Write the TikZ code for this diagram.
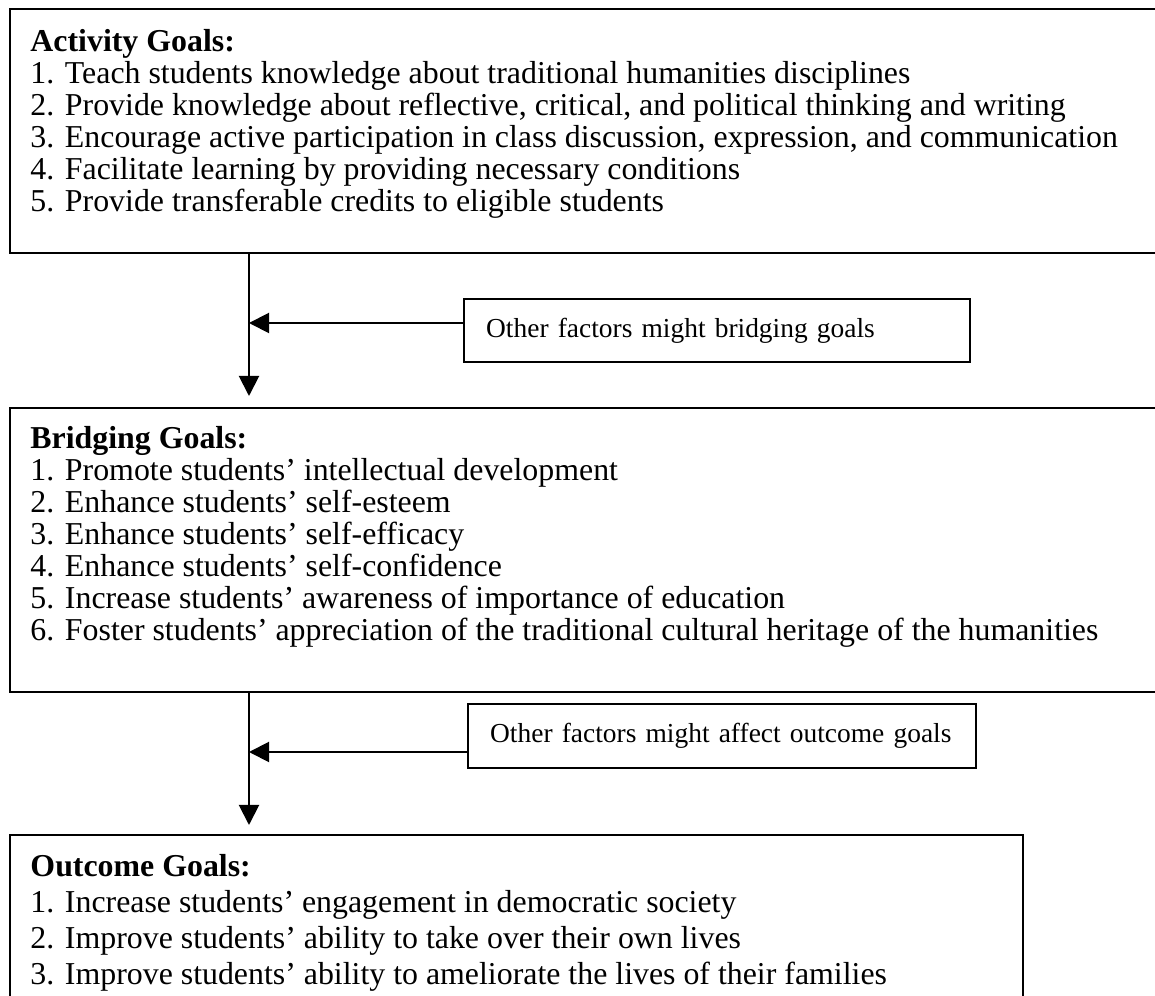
\documentclass[tikz,border=0pt]{standalone}
\usepackage{fontspec}
\setmainfont{Liberation Serif}
\usetikzlibrary{arrows.meta}

\newcommand\pxu{0.43pt}
\tikzstyle{box}=[rectangle,draw,line width=1pt,inner sep=0pt,anchor=north west]
\tikzstyle{goals}=[anchor=north west,align=left,inner sep=0pt]
\tikzstyle{note}=[box,align=left,inner xsep=22*\pxu,font=\fontsize{11.8}{13}\selectfont]
\tikzstyle{flow}=[line width=0.85pt,-{Triangle[length=8.6pt,width=8.6pt]}]

\begin{document}
\begin{tikzpicture}[x=\pxu,y=-\pxu,font=\fontsize{13.7}{13.76}\selectfont]
  \useasboundingbox (0,0) rectangle (1155,996);

  % goal boxes (the upper two run past the right edge)
  \node[box,minimum width=1165*\pxu,minimum height=244*\pxu] (activity) at (9,8) {};
  \node[goals] (activitytext) at (30,29) {\textbf{Activity Goals:}\\
    1. Teach students knowledge about traditional humanities disciplines\\
    2. Provide knowledge about reflective, critical, and political thinking and writing\\
    3. Encourage active participation in class discussion, expression, and communication\\
    4. Facilitate learning by providing necessary conditions\\
    5. Provide transferable credits to eligible students};

  \node[box,minimum width=1165*\pxu,minimum height=284*\pxu] (bridging) at (9,407) {};
  \node[goals] (bridgingtext) at (30,426) {\textbf{Bridging Goals:}\\
    1. Promote students’ intellectual development\\
    2. Enhance students’ self-esteem\\
    3. Enhance students’ self-efficacy\\
    4. Enhance students’ self-confidence\\
    5. Increase students’ awareness of importance of education\\
    6. Foster students’ appreciation of the traditional cultural heritage of the humanities};

  \node[box,minimum width=1013*\pxu,minimum height=200*\pxu] (outcome) at (9,834) {};
  \node[goals,font=\fontsize{13.7}{15.5}\selectfont] (outcometext) at (30,854) {\textbf{Outcome Goals:}\\
    1. Increase students’ engagement in democratic society\\
    2. Improve students’ ability to take over their own lives\\
    3. Improve students’ ability to ameliorate the lives of their families};

  % side notes
  \node[note,text width=462*\pxu,minimum height=63*\pxu] (note1) at (463,298) {Other factors might bridging goals};
  \node[note,text width=464*\pxu,minimum height=64*\pxu] (note2) at (467,703) {Other factors might affect outcome goals};

  % arrows
  \coordinate (join1) at (249,323);
  \coordinate (join2) at (249,752);
  \draw[flow,shorten >=11*\pxu] (join1 |- activity.south) -- (join1 |- bridging.north);
  \draw[flow] (join1 -| note1.west) -- (join1);
  \draw[flow,shorten >=9*\pxu] (join2 |- bridging.south) -- (join2 |- outcome.north);
  \draw[flow] (join2 -| note2.west) -- (join2);
\end{tikzpicture}
\end{document}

▶ **Your objective**:
Repeat, exactly and in full, each line from the start of the data to the line that contains "(0,0) rectangle (1155,996);". Pictures do not go in.

▶ **Solution**:
Write the TikZ code for this diagram.
\documentclass[tikz,border=0pt]{standalone}
\usepackage{fontspec}
\setmainfont{Liberation Serif}
\usetikzlibrary{arrows.meta}

\newcommand\pxu{0.43pt}
\tikzstyle{box}=[rectangle,draw,line width=1pt,inner sep=0pt,anchor=north west]
\tikzstyle{goals}=[anchor=north west,align=left,inner sep=0pt]
\tikzstyle{note}=[box,align=left,inner xsep=22*\pxu,font=\fontsize{11.8}{13}\selectfont]
\tikzstyle{flow}=[line width=0.85pt,-{Triangle[length=8.6pt,width=8.6pt]}]

\begin{document}
\begin{tikzpicture}[x=\pxu,y=-\pxu,font=\fontsize{13.7}{13.76}\selectfont]
  \useasboundingbox (0,0) rectangle (1155,996);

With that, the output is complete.